Sarala had made no mention of any of the above-mentioned – Narayana, Nara, etc.
- in his invocation (which, incidentally, one would think a bit too long for an
invocation); he had substituted them with god Ganesha and goddess Sarala.
By then Ganesha must have come to
be accepted in Odisha as vighnaraja
(the remover of obstacles), who must be given the first worship; so he offered
prayers to him first as part of his invocation and then he prayed to Sarala, his
village deity, whose staunch devotee he was and of who he would say more than
once in his Mahabharata that she was
the real composer of the narrative.

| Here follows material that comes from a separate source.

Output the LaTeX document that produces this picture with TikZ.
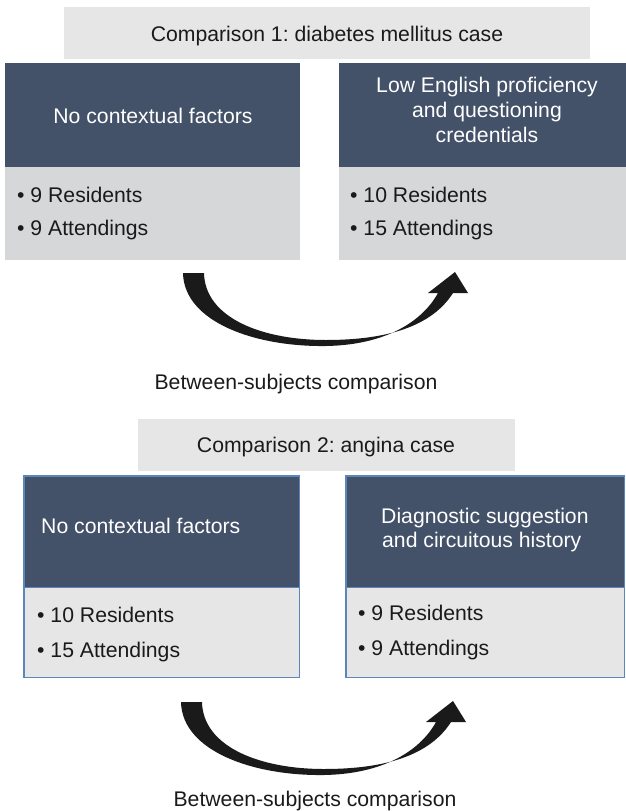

He only wrote what she composed. This is
reminiscent of Vyasa dictating the slokas
(couplets) of his Mahabharata to
Ganesha and Ganesha writing them down. But here the scribe was the devotee and the
composer, the object of his devotion. By mentioning goddess Sarala in his
invocation, as he set aside the tradition, the poet Sarala foregrounded the
personal and the local.
Could his invocation be also seen
as his message for his audience that he was going to take liberties with the
classical narrative? Thus for Sarala, the celebrated sage, Vyasa, was a character
in the story; the one who created the Mahabharata narrative was the seer
Agastya (Agasti). The seer told the story to Baibasuta Manu. Many, many hundred years
later, Sarala was telling this story to his audience.